My Way of Looking At It
I have been discussing my desire to go nullo with a friend of mine who believes I am insane. Despite the fact that I am certified as such, lacking only a diploma, I have been trying to explain to my friend why this seems to make sense. None of it seemed to work, though--I knew there was a way of looking at it that I just could not verbalize to her. I tried to explain how I had wanted this done when I was younger (and had gone through the self- mutilation period so many men do). I mentioned the men who go through the procedure and are happier for it. The problem was, I felt I was trying to convince myself as well.What did this mean to me? And why do I feel the need to go nullo? After all, I am not an un-masculine person; while I am not a macho guy by any means, I am still very much a GUY. I love football and cars and I never clean up after myself, so it doesn't mean that. It doesn't mean I am free from procreation, either. I had not intended to have kids anyway, and though I am an 80/20 (f/m) bisexual, there's not been too much threat of my impregnating anything. I'm not threatened by or threatening to anyone's masculinity.
Just like my bisexuality, though, there is more than meets the eye. Long ago, I had figured that regardless of home influence, I would have likely been bi, anyway. (Johnny Depp is too cute for me not to be.) But so much of what made me overtly bi, and for years needily so, was a crushing series of sexual abuses in my youth. For years I wrestled with that hydra--would I have been bi without the abuse? Did I *ask* for the abuse? How would my behavior have differed without the abuse? I used to have boy-boy crushes in elementary school--was that because of the abuse?
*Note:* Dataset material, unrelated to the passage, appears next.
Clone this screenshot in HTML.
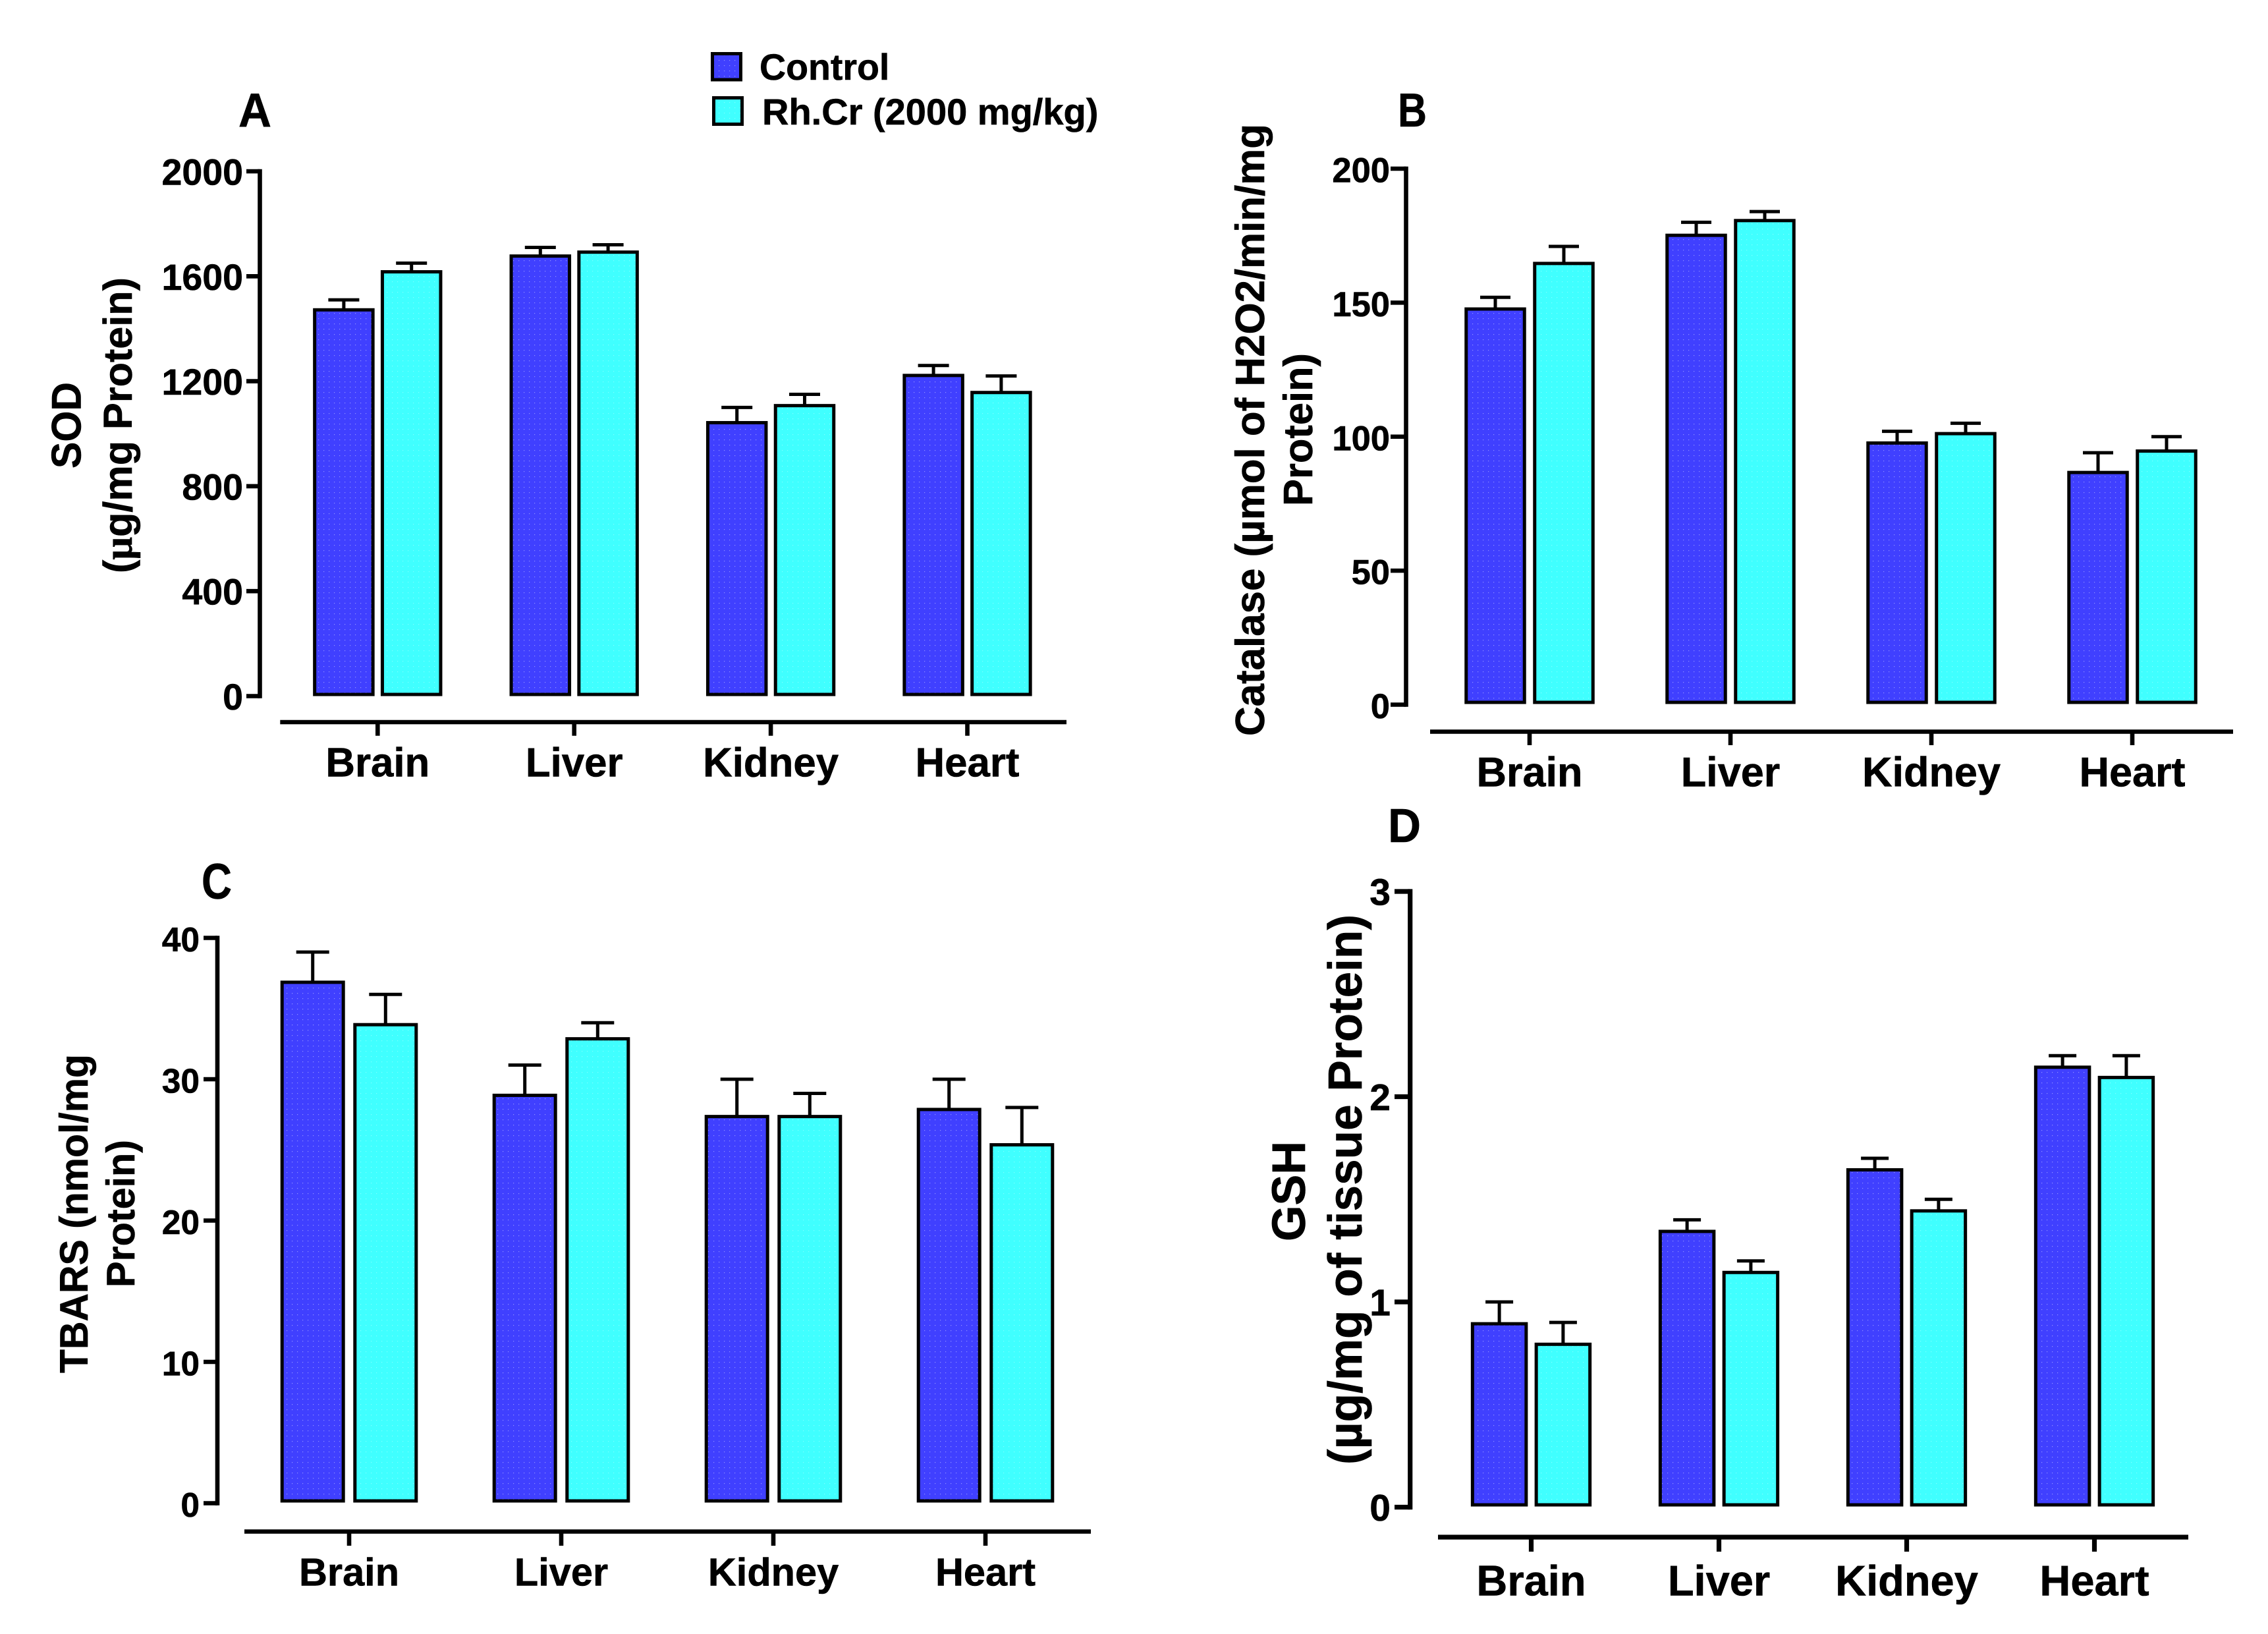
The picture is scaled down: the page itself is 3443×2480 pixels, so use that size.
<!DOCTYPE html>
<html lang="en">
<head>
<meta charset="utf-8">
<title>Antioxidant markers: Control vs Rh.Cr</title>
<style>
html,body{margin:0;padding:0;background:#fff;}
svg{display:block;}
text{font-family:"Liberation Sans",Arial,sans-serif;font-weight:700;fill:#000;stroke:#000;stroke-width:0.6px;}
</style>
</head>
<body>
<svg id="figure" xmlns="http://www.w3.org/2000/svg" width="3443" height="2480" viewBox="0 0 3443 2480">
  <defs>
    <pattern id="dots-blue" width="8" height="8" patternUnits="userSpaceOnUse">
      <rect width="8" height="8" fill="#4040ff"/>
      <rect x="3" y="3" width="1.2" height="1.2" fill="#9090ff"/>
    </pattern>
    <pattern id="dots-cyan" width="8" height="8" patternUnits="userSpaceOnUse">
      <rect width="8" height="8" fill="#40ffff"/>
      <rect x="3" y="3" width="1.2" height="1.2" fill="#80ffff"/>
    </pattern>
  </defs>
  <rect x="0" y="0" width="3443" height="2480" fill="#fff"/>

  <g>
    <rect x="1081.5" y="81.5" width="43" height="39.5" fill="url(#dots-blue)" stroke="#000" stroke-width="5"/>
    <text x="1153" y="121" font-size="55.5">Control</text>
    <rect x="1083.5" y="148.5" width="43" height="40" fill="url(#dots-cyan)" stroke="#000" stroke-width="5"/>
    <text x="1157" y="189" font-size="56">Rh.Cr (2000 mg/kg)</text>
  </g>

  <text x="362" y="192" font-size="72" textLength="50" lengthAdjust="spacingAndGlyphs">A</text>
  <text x="2122" y="192" font-size="72" textLength="44" lengthAdjust="spacingAndGlyphs">B</text>
  <text x="306" y="1364" font-size="76" textLength="46" lengthAdjust="spacingAndGlyphs">C</text>
  <text x="2107" y="1278" font-size="72" textLength="50" lengthAdjust="spacingAndGlyphs">D</text>

  <g>
    <text transform="translate(122.7,711) rotate(-90)" font-size="63" textLength="131" lengthAdjust="spacingAndGlyphs">SOD</text>
    <text transform="translate(200,870) rotate(-90)" font-size="61" textLength="449" lengthAdjust="spacingAndGlyphs">(<tspan font-family="Liberation Serif">μ</tspan>g/mg Protein)</text>
  </g>
  <g>
    <text transform="translate(1919,1117) rotate(-90)" font-size="62" textLength="929" lengthAdjust="spacingAndGlyphs">Catalase (µmol of H2O2/min/mg</text>
    <text transform="translate(1992,768) rotate(-90)" font-size="62" textLength="232" lengthAdjust="spacingAndGlyphs">Protein)</text>
  </g>
  <g>
    <text transform="translate(133,2084) rotate(-90)" font-size="60" textLength="484" lengthAdjust="spacingAndGlyphs">TBARS (nmol/mg</text>
    <text transform="translate(204,1954) rotate(-90)" font-size="60" textLength="224" lengthAdjust="spacingAndGlyphs">Protein)</text>
  </g>
  <g>
    <text transform="translate(1981,1884) rotate(-90)" font-size="71" textLength="152" lengthAdjust="spacingAndGlyphs">GSH</text>
    <text transform="translate(2067,2223) rotate(-90)" font-size="72" textLength="835" lengthAdjust="spacingAndGlyphs">(µg/mg of tissue Protein)</text>
  </g>
</svg>
<script>
const categories = ["Brain", "Liver", "Kidney", "Heart"];

const sodTicks = [0, 400, 800, 1200, 1600, 2000];
const sodControl = [1475, 1680, 1045, 1225];
const sodRhCr = [1620, 1695, 1110, 1160];
const sodControlTop = [1510, 1710, 1100, 1260];
const sodRhCrTop = [1650, 1720, 1150, 1220];

const catalaseTicks = [0, 50, 100, 150, 200];
const catalaseControl = [148, 175.5, 98, 87];
const catalaseRhCr = [165, 181, 101.5, 95];
const catalaseControlTop = [152, 180, 102, 94];
const catalaseRhCrTop = [171, 184, 105, 100];

const tbarsTicks = [0, 10, 20, 30, 40];
const tbarsControl = [37, 29, 27.5, 28];
const tbarsRhCr = [34, 33, 27.5, 25.5];
const tbarsControlTop = [39, 31, 30, 30];
const tbarsRhCrTop = [36, 34, 29, 28];

const gshTicks = [0, 1, 2, 3];
const gshControl = [0.9, 1.35, 1.65, 2.15];
const gshRhCr = [0.8, 1.15, 1.45, 2.1];
const gshControlTop = [1.0, 1.4, 1.7, 2.2];
const gshRhCrTop = [0.9, 1.2, 1.5, 2.2];

const NS = "http://www.w3.org/2000/svg";
const figure = document.getElementById("figure");

function make(parent, tag, props) {
  const el = document.createElementNS(NS, tag);
  for (const key in props) el.setAttribute(key, props[key]);
  parent.appendChild(el);
  return el;
}

function drawPanel(id, g, data) {
  const maxV = data.ticks[data.ticks.length - 1];
  const yScale = v => g.y0 + (v / maxV) * (g.yTop - g.y0);
  const xGroup = i => g.cx0 + i * g.step;

  const panel = make(figure, "g", {});
  
  

  categories.forEach((cat, i) => {
    [[data.control, data.controlTop, -1, "url(#dots-blue)", "control"],
     [data.rh, data.rhTop, 1, "url(#dots-cyan)", "rhcr"]].forEach(s => {
      const cx = xGroup(i) + s[2] * g.off;
      const yv = yScale(s[0][i]) + g.topInset;
      const yt = yScale(s[1][i]);
      const bottom = g.y0 - g.inset;
      const stem = make(panel, "line", {x1: cx, x2: cx, y1: yv, y2: yt, stroke: "#000", "stroke-width": 5});
      
      
      const cap = make(panel, "line", {x1: cx - g.cap / 2, x2: cx + g.cap / 2, y1: yt, y2: yt, stroke: "#000", "stroke-width": 5});
      
      
      const bar = make(panel, "rect", {x: cx - g.w / 2, y: yv, width: g.w, height: bottom - yv, fill: s[3], stroke: "#000", "stroke-width": 5});
      
      
    });
  });

  const yAxis = make(panel, "line", {x1: g.ax, x2: g.ax, y1: g.yTop - g.lw / 2, y2: g.y0 + g.lw / 2, stroke: "#000", "stroke-width": g.lw});
  
  

  data.ticks.forEach(t => {
    const y = yScale(t);
    const tick = make(panel, "line", {x1: g.tickX, x2: g.ax, y1: y, y2: y, stroke: "#000", "stroke-width": g.lw});
    
    
    const label = make(panel, "text", {x: g.labelX, y: y + 20.5, "text-anchor": "end", "font-size": g.tickFont});
    label.textContent = String(t);
    
    
  });

  const xAxis = make(panel, "line", {x1: g.xa0, x2: g.xa1, y1: g.xy, y2: g.xy, stroke: "#000", "stroke-width": g.lw});
  
  

  categories.forEach((cat, i) => {
    const cx = xGroup(i);
    const tick = make(panel, "line", {x1: cx, x2: cx, y1: g.xy, y2: g.xTickEnd, stroke: "#000", "stroke-width": g.lw});
    
    
    const label = make(panel, "text", {x: cx, y: g.catY, "text-anchor": "middle", "font-size": g.catFont});
    label.textContent = cat;
    
    
  });
}

drawPanel("a",
  {y0: 1056.5, yTop: 260, ax: 394.5, tickX: 374, labelX: 369, tickFont: 55.5, lw: 6.6, inset: 2.5, topInset: 1.2, cx0: 573.3, step: 298.4, off: 51.4, w: 88.5, cap: 47, xy: 1096, xa0: 425.3, xa1: 1619, xTickEnd: 1116.7, catY: 1178.5, catFont: 61.8},
  {ticks: sodTicks, control: sodControl, rh: sodRhCr, controlTop: sodControlTop, rhTop: sodRhCrTop});

drawPanel("b",
  {y0: 1069.5, yTop: 256, ax: 2134.5, tickX: 2111, labelX: 2110, tickFont: 52.5, lw: 6.6, inset: 3.5, topInset: 1.5, cx0: 2322, step: 305, off: 52, w: 88.5, cap: 46, xy: 1110.5, xa0: 2171, xa1: 3390, xTickEnd: 1131, catY: 1193.5, catFont: 63},
  {ticks: catalaseTicks, control: catalaseControl, rh: catalaseRhCr, controlTop: catalaseControlTop, rhTop: catalaseRhCrTop});

drawPanel("c",
  {y0: 2281.5, yTop: 1423.5, ax: 330, tickX: 309, labelX: 303, tickFont: 51.5, lw: 6.6, inset: 3.5, topInset: 3, cx0: 530, step: 322, off: 55.3, w: 93, cap: 50, xy: 2324.5, xa0: 371, xa1: 1656, xTickEnd: 2346, catY: 2406.5, catFont: 59.5},
  {ticks: tbarsTicks, control: tbarsControl, rh: tbarsRhCr, controlTop: tbarsControlTop, rhTop: tbarsRhCrTop});

drawPanel("d",
  {y0: 2287.5, yTop: 1353, ax: 2140.7, tickX: 2117, labelX: 2111, tickFont: 57, lw: 7.2, inset: 3.5, topInset: 2, cx0: 2324.5, step: 285, off: 48.4, w: 81.5, cap: 42, xy: 2333, xa0: 2183, xa1: 3322, xTickEnd: 2355, catY: 2421.5, catFont: 65},
  {ticks: gshTicks, control: gshControl, rh: gshRhCr, controlTop: gshControlTop, rhTop: gshRhCrTop});
</script>
</body>
</html>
And the truth I had to ultimately settle upon was that, plainly, I was just attracted to *some* members of the same sex, and not always sexually! Some men are really just wonderful to look at, and others are just wonderful to snuggle with, and sometimes ya get both.
But where does that put me and going nullo? Since my teenage years, I wanted the package removed, though I agonized, cried, and howled over this one in those tender years. What made me want this? I mean, I had PLANS for these!! And of course, I had gone through the am-I-really-a-girl phase? I knew I was NOT meant to be a girl the first time I set eyes on 3-inch heels. Uh-UH. Not this little black duck's calves, bubeleh.
Seriously, the gender identity crisis had gone on and on for years, and continues into the present day and my struggle with the need to have my testes removed. But the perfect explanation at last occurred to me. The friend I mentioned has another friend who is undergoing M to F gender reassignment (which sounds like a horrible James Bond plot), and I realized that was exactly the analogy I needed.
I told her that most people are born happy and comfortable with their sexual identities. A few men and women, though, feel from an early age that they have been born with the wrong-gendered body, and that they are trapped inside. These people get therapy and surgery and become the opposite of what they were born to be. Okay--wasn't it possible I, and many others, were born to be neutral? That we grow up confused in identity and natural assignment because NOTHING feels right to us? Not men, not women, not male, not female? Somewhere deep in us is the desire to be NEUTRAL. While some approach castration as a ritual punishment, I see it as a natural correction.
My decision is not final yet. After all, this is a one-way street: you don't get do-overs on this one. There is enough to worry me that I know I must think more on the subject. But at least I can think more calmly and sanely on it, knowing that I may well not be crazy--I might just be following the instructions my body has been giving me since birth.
Now I know--whatever my decision is, when it comes, it will be the right one.